Parenthood, I’m finding, is a trip deep into unknown territory, from playdate to PTA. There’s the thrill of easy membership: they just accept that I’m the dad here — no proof required. And the welcome shock of feeling  “post-gay”: my primary identity in most of these places is Shayla or Jaden′s dad. Everything else is a distant second.

Poised right on the cusp on introvert and extrovert, I both crave social interaction and then suffer if I don’t really know or connect with somebody there. We’re still figuring out where we and the kids fit in, so there are plenty of “alone in the crowd” moments these days. This weekend was a case study.

 One: Girls’ Softball League

The giant fundraising bar-b-q had hundreds of families, the girls competing for furthest batting distance and lining up to sink their coach in the dunk tank. There’s a classic that never gets old, the “ding” and splash of some poor person getting dropped into a barrel of water. And everyone has been so nice to us, even as I admit how little about the sport I really understand. I suspect people think I’m exaggerating, but really I know nothing. There’s less panic when I practice catch with my daughter in front of others, though, so maybe there’s hope? I learned html, surely I could figure out softball. But I haven’t yet, and despite everyone’s kind inclusiveness, I feel like I’m just about to be uncovered as an imposter.
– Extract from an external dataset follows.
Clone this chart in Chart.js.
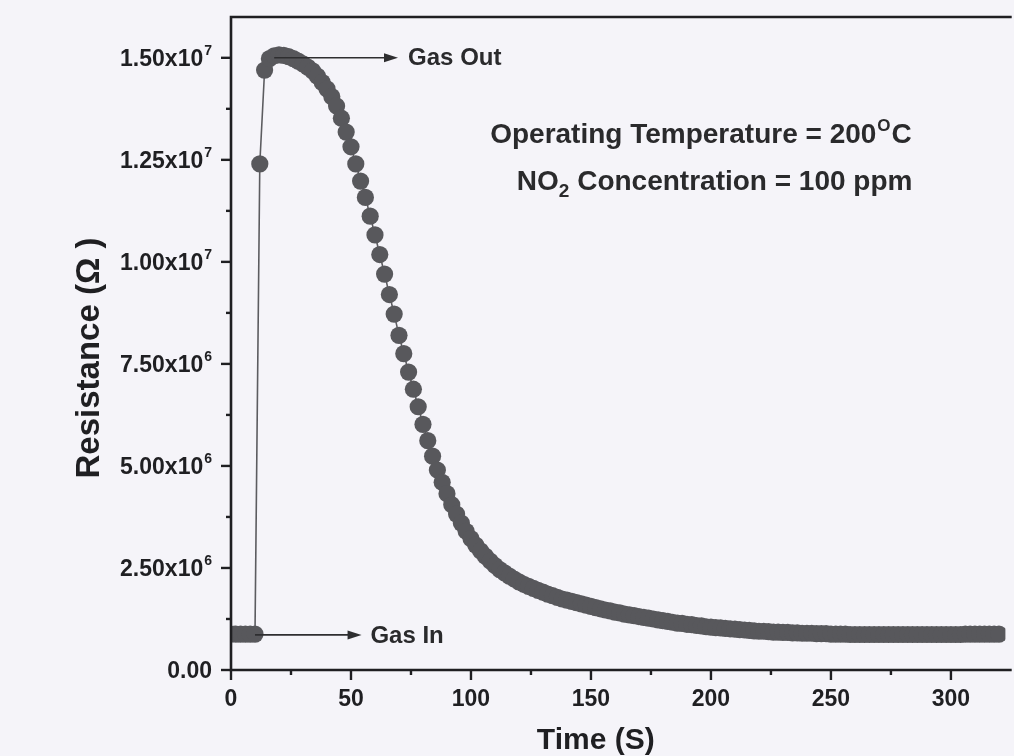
<!DOCTYPE html>
<html><head><meta charset="utf-8">
<script src="https://cdn.jsdelivr.net/npm/chart.js@4.4.0/dist/chart.umd.min.js"></script>
<style>html,body{margin:0;padding:0;background:#f5f4f9;overflow:hidden}</style>
</head><body>
<canvas id="c" width="1014" height="756"></canvas>
<script>
// ---- data ----
const timeSeconds = [0,2,4,6,8,10,12,14,16,18,20,22,24,26,28,30,32,34,36,38,40,42,44,46,48,50,52,54,56,58,60,62,64,66,68,70,72,74,76,78,80,82,84,86,88,90,92,94,96,98,100,102,104,106,108,110,112,114,116,118,120,122,124,126,128,130,132,134,136,138,140,142,144,146,148,150,152,154,156,158,160,162,164,166,168,170,172,174,176,178,180,182,184,186,188,190,192,194,196,198,200,202,204,206,208,210,212,214,216,218,220,222,224,226,228,230,232,234,236,238,240,242,244,246,248,250,252,254,256,258,260,262,264,266,268,270,272,274,276,278,280,282,284,286,288,290,292,294,296,298,300,302,304,306,308,310,312,314,316,318,320];
// resistance in units of 1e6 ohm
const resistanceMOhm = [0.88,0.88,0.88,0.88,0.88,0.88,
12.40,14.70,14.98,15.05,15.07,15.06,15.03,14.98,14.92,14.85,
14.77,14.68,14.55,14.40,14.24,14.05,13.82,13.52,13.18,12.82,
12.40,11.98,11.58,11.12,10.66,10.18,9.70,9.20,8.72,8.20,
7.75,7.30,6.88,6.45,6.02,5.62,5.24,4.90,4.60,4.32,
4.05,3.82,3.60,3.40,3.22,3.06,2.92,2.79,2.67,2.56,
2.46,2.38,2.30,2.23,2.16,2.10,2.05,2.00,1.95,1.91,
1.86,1.82,1.78,1.74,1.71,1.68,1.65,1.62,1.59,1.56,
1.53,1.50,1.47,1.45,1.42,1.40,1.37,1.35,1.33,1.31,
1.29,1.27,1.25,1.23,1.21,1.19,1.17,1.15,1.14,1.12,
1.11,1.09,1.08,1.06,1.05,1.04,1.03,1.02,1.01,1.00,
0.99,0.98,0.97,0.96,0.95,0.95,0.94,0.93,0.93,0.92,
0.92,0.91,0.91,0.90,0.90,0.90,0.89,0.89,0.89,0.88,
0.88,0.88,0.88,0.87,0.87,0.87,0.87,0.87,0.87,0.87,
0.87,0.87,0.87,0.87,0.87,0.87,0.87,0.87,0.87,0.87,
0.87,0.87,0.87,0.87,0.87,0.87,0.87,0.88,0.88,0.88,
0.88,0.88,0.88,0.88,0.88];
const xMajorTicks = [0,50,100,150,200,250,300];
const xMinorTicks = [25,75,125,175,225,275];
const xTickLabels = ['0','50','100','150','200','250','300'];
const yMajorTicks = [0,2.5e6,5e6,7.5e6,1e7,1.25e7,1.5e7];
const yMinorTicks = [1.25e6,3.75e6,6.25e6,8.75e6,1.125e7,1.375e7];
const yTickMantissa = ['0.00','2.50x10','5.00x10','7.50x10','1.00x10','1.25x10','1.50x10'];
const yTickExponent = ['','6','6','6','7','7','7'];
const xTitle = 'Time (S)';
const yTitle = 'Resistance (\u03A9 )';
const gasOut = {label:'Gas Out', from:18, to:69.6, at:1.5e7, textAt:73.8};
const gasIn  = {label:'Gas In',  from:10, to:54.4, at:0.86e6, textAt:58.1};

// ---- styles ----
const BG = '#f5f4f9';
const INK = '#1f1f22';
const FONT = '"Liberation Sans", Arial, sans-serif';

const points = timeSeconds.map((t,i)=>({x:t, y:resistanceMOhm[i]*1e6}));

function arrow(ctx, x1, y, x2){
  ctx.save();
  ctx.strokeStyle = '#2e2e30'; ctx.fillStyle = '#2e2e30'; ctx.lineWidth = 1.6;
  ctx.beginPath(); ctx.moveTo(x1, y); ctx.lineTo(x2-8, y); ctx.stroke();
  ctx.beginPath(); ctx.moveTo(x2, y); ctx.lineTo(x2-14, y-4.5); ctx.lineTo(x2-14, y+4.5); ctx.closePath(); ctx.fill();
  ctx.restore();
}

const decor = {
  id:'decor',
  beforeDraw(chart){
    const c = chart.ctx; c.save(); c.fillStyle = BG; c.fillRect(0,0,chart.width,chart.height); c.restore();
  },
  afterDatasetsDraw(chart){
    const c = chart.ctx, a = chart.chartArea, xs = chart.scales.x, ys = chart.scales.y;
    c.save();
    // frame
    c.strokeStyle = INK; c.lineWidth = 2.6; c.lineCap = 'square';
    c.beginPath();
    c.moveTo(a.right+5, a.top); c.lineTo(a.left, a.top); c.lineTo(a.left, a.bottom); c.lineTo(a.right+5, a.bottom);
    c.stroke();
    c.lineCap = 'butt'; c.lineWidth = 2.4;
    // x ticks
    xMajorTicks.forEach(v=>{const p=xs.getPixelForValue(v); c.beginPath(); c.moveTo(p,a.bottom); c.lineTo(p,a.bottom+10); c.stroke();});
    xMinorTicks.forEach(v=>{const p=xs.getPixelForValue(v); c.beginPath(); c.moveTo(p,a.bottom); c.lineTo(p,a.bottom+5); c.stroke();});
    // y ticks
    yMajorTicks.forEach(v=>{const p=ys.getPixelForValue(v); c.beginPath(); c.moveTo(a.left,p); c.lineTo(a.left-10,p); c.stroke();});
    yMinorTicks.forEach(v=>{const p=ys.getPixelForValue(v); c.beginPath(); c.moveTo(a.left,p); c.lineTo(a.left-5,p); c.stroke();});
    // y tick labels with superscript exponent
    c.fillStyle = INK; c.textBaseline = 'alphabetic'; c.textAlign = 'left';
    yMajorTicks.forEach((v,i)=>{
      const p = ys.getPixelForValue(v);
      c.font = 'bold 23px '+FONT;
      const w1 = c.measureText(yTickMantissa[i]).width;
      c.font = 'bold 14px '+FONT;
      const w2 = yTickExponent[i] ? c.measureText(yTickExponent[i]).width + 1 : 0;
      const right = a.left - 19;
      const x0 = right - w1 - w2;
      c.font = 'bold 23px '+FONT;
      c.fillText(yTickMantissa[i], x0, p+8);
      if (yTickExponent[i]) { c.font = 'bold 14px '+FONT; c.fillText(yTickExponent[i], x0+w1+1, p-3); }
    });
    // x tick labels
    c.font = 'bold 23px '+FONT; c.textAlign = 'center'; c.textBaseline = 'alphabetic';
    xMajorTicks.forEach((v,i)=>{ c.fillText(xTickLabels[i], xs.getPixelForValue(v), a.bottom+36); });
    // axis titles
    c.font = 'bold 30px '+FONT; c.textAlign = 'center';
    c.fillText(xTitle, xs.getPixelForValue(152), a.bottom+79);
    c.font = 'bold 33px '+FONT;
    c.save(); c.translate(99, 358); c.rotate(-Math.PI/2);
    c.fillText(yTitle, 0, 0); c.restore();
    // arrows
    [gasOut, gasIn].forEach(g=>{
      const y = ys.getPixelForValue(g.at);
      arrow(c, xs.getPixelForValue(g.from), y, xs.getPixelForValue(g.to));
      c.font = 'bold 24px '+FONT; c.textAlign='left'; c.textBaseline='middle'; c.fillStyle = '#2a2a2c';
      c.fillText(g.label, xs.getPixelForValue(g.textAt), y+1);
    });
    // annotation text
    c.fillStyle = '#2a2a2c'; c.textBaseline = 'alphabetic'; c.textAlign = 'left';
    let x = xs.getPixelForValue(108), y = ys.getPixelForValue(13.16e6) + 10;
    c.font = 'bold 28px '+FONT;
    const s1 = 'Operating Temperature = 200';
    c.fillText(s1, x, y); x += c.measureText(s1).width + 1;
    c.font = 'bold 17px '+FONT; c.fillText('O', x, y-12); x += c.measureText('O').width + 1;
    c.font = 'bold 28px '+FONT; c.fillText('C', x, y);
    x = xs.getPixelForValue(119.1); y = ys.getPixelForValue(12.0e6) + 10;
    c.fillText('NO', x, y); x += c.measureText('NO').width;
    c.font = 'bold 19px '+FONT; c.fillText('2', x, y+7); x += c.measureText('2').width;
    c.font = 'bold 28px '+FONT; c.fillText(' Concentration = 100 ppm', x, y);
    c.restore();
  }
};

new Chart(document.getElementById('c'), {
  type:'line',
  data:{datasets:[{
    data: points,
    borderColor:'#5c5c60', borderWidth:1.6,
    pointRadius:8.6, pointBackgroundColor:'#58585c', pointBorderWidth:0,
    pointHoverRadius:8.6, tension:0, clip:0, fill:false
  }]},
  options:{
    responsive:false, animation:false, events:[],
    layout:{padding:{top:17, right:0, left:0, bottom:0}},
    plugins:{legend:{display:false}, tooltip:{enabled:false}},
    scales:{
      x:{type:'linear', min:0, max:322.7,
         afterFit(s){ s.height = 86; },
         grid:{display:false, drawTicks:false}, border:{display:false}, ticks:{display:false}},
      y:{type:'linear', min:0, max:1.6e7,
         afterFit(s){ s.width = 231; },
         grid:{display:false, drawTicks:false}, border:{display:false}, ticks:{display:false}}
    }
  },
  plugins:[decor]
});
</script>
</body></html>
Two: Gay Night at the YMCA

OK, this sounds like a disco-themed joke, but the Berkeley Y and the gay family organization Our Family have a yearly night of fun for the kids. Swimming, basketball, trampoline, jumpy house, pizza. But because we’ve been embedded in our schools and neighborhood, we don’t know that many gay families. And as much as I love swimming, getting two kids pool-ready is still a major undertaking. Shayla’s slowly becoming more independent in this regard — she can use the women’s locker room and all goes fine. But Jaden will climb the urinal and roll his clean clothes in the puddles, so vigilance is needed. The kids love it, and I enjoy that they enjoy it. We knew several families there, including our school principal, which is a nice feeling. But it’s strange to still feel a bit of the outsider.

170px-Henry_Edwards_-1871Three: The Bohemian Grove

We were invited, by a friend of a friend, to the founded-in-1872, old school men’s club in the woods, for a children’s concert. It was a chance to see something I never thought I would: the rustic, fantastically posh getaway-for-the-powerful in the redwoods of the Russian River. The log cabin that held the full bar featured a boar’s head, and small trolly making the rounds of tracks around the room. Help yourself to their wine collection or very nice beer on tap! The lodge had a huge, roaring fire. Porters, dressed in vaguely 1920s attire, quietly make the whole place run, and get you whatever you want. We were just across the way from the club where Henry Kissinger is a member.

I was so grateful to have a glimpse into this life, and there were many lovely-seeming people there. But the air of entitlement and old money was unmistakable as well. There was a guy completely unironically dressed in full Thurston Howell attire. And those pants I’ve seen in catalogs with little giraffes or flags or boats in an endless grid? I found the people who wear these! Thoughts like this kept exploding in my mind, as I felt both like a voyeur and someone who maybe doesn’t really belong in that world.

It was a full weekend, every opportunity to meet new people and push my life into new directions. But it was only after leaving the posh Grove picnic that I eased into true joy. We stopped at the river, the kids wading and swimming in the water, laughing and splashing. We played our find-the-car games and laughed about Jaden’s farts until both kids nodded off. It was a perfect end to Sunday.

For now, it’s still our immediate family I’m getting to know. There will be time to branch out and be part of larger communities, but these days, it’s those 3 who I’m gladdest to be around and whose company I need.